Il se laisse aussi photographier avec sa femme Mareva Grabowski et leurs trois enfants et n’hésite pas à s’épancher dans les médias sur la crise conjugale qu’il a traversée.

PHOTO PETROS GIANNAKOURIS, ASSOCIATED PRESS

Le premier ministre sortant de la Grèce, Kyriakos Mitsotakis (droite) et sa femme, Mareva Grabowski (gauche)

« Quand je veux vraiment me détendre […], je regarde Emily in Paris », la série sur Netflix, a-t-il confié.

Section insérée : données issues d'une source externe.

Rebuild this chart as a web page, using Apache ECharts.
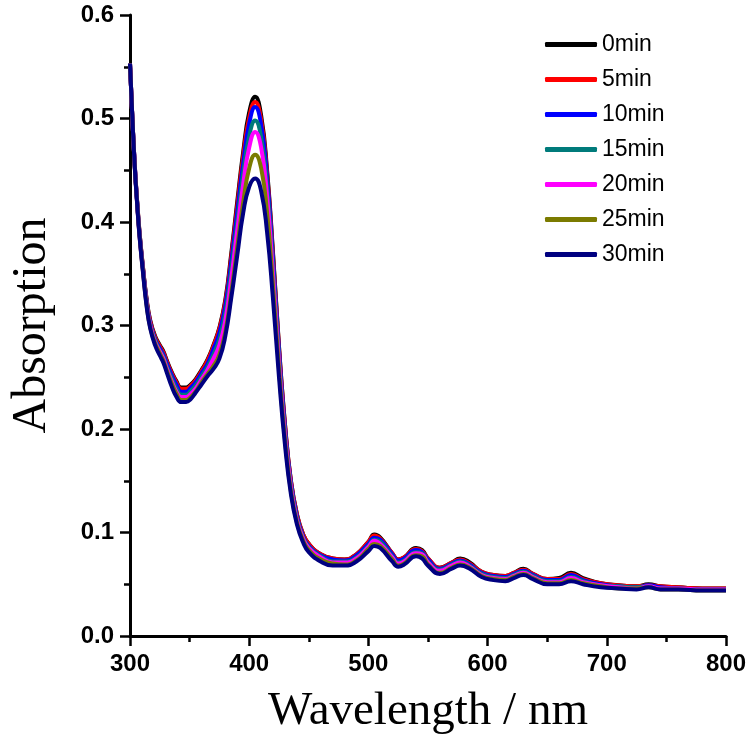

Omniprésent sur les réseaux sociaux, il a mené campagne sur TikTok – tout en interdisant à ses ministres de l’utiliser – et répondu aux questions d’une jeune youtubeuse.

En plein confinement strict durant la pandémie, une photo le montrant pédalant son VTT sur un mont près d’Athènes a fait scandale. Ses opposants, en premier lieu Alexis Tsipras, lui reprochent son « arrogance ».

« Économie robuste »

Il a fait campagne en vantant « l’économie robuste » portée par une croissance à 5,9 % en 2022 grâce en partie au florissant secteur du tourisme. La Grèce a aussi bénéficié d’un des plus gros paquets d’aide européenne pendant la pandémie pour parer aux pertes des entreprises.

Le président de l’Eurogroup, l’Irlandais Paschal Donohoe, a assuré que la Grèce avait grâce à M. Mitsotakis « des bases économiques plus solides qu’aucun gouvernement précédent depuis longtemps ».

Mais ses contempteurs dénoncent aussi un tour de vis sécuritaire.

Le renforcement des effectifs policiers, le verrouillage des frontières pour lutter contre l’« invasion » de migrants, selon ses mots, lui ont valu de vives critiques.

Le scandale des écoutes illégales visant journalistes et hommes politiques, dont le dirigeant socialiste Nikos Androulakis, a également ébranlé son gouvernement à l’été 2022.

La liberté de la presse a également connu un inquiétant recul en Grèce, devenue lanterne rouge de l’Union européenne, derrière la Hongrie et la Pologne, dans le classement de Reporters sans frontières.

Interpellé, l’intéressé a balayé d’un revers de la main les critiques, qualifiant ce baromètre de « merde ».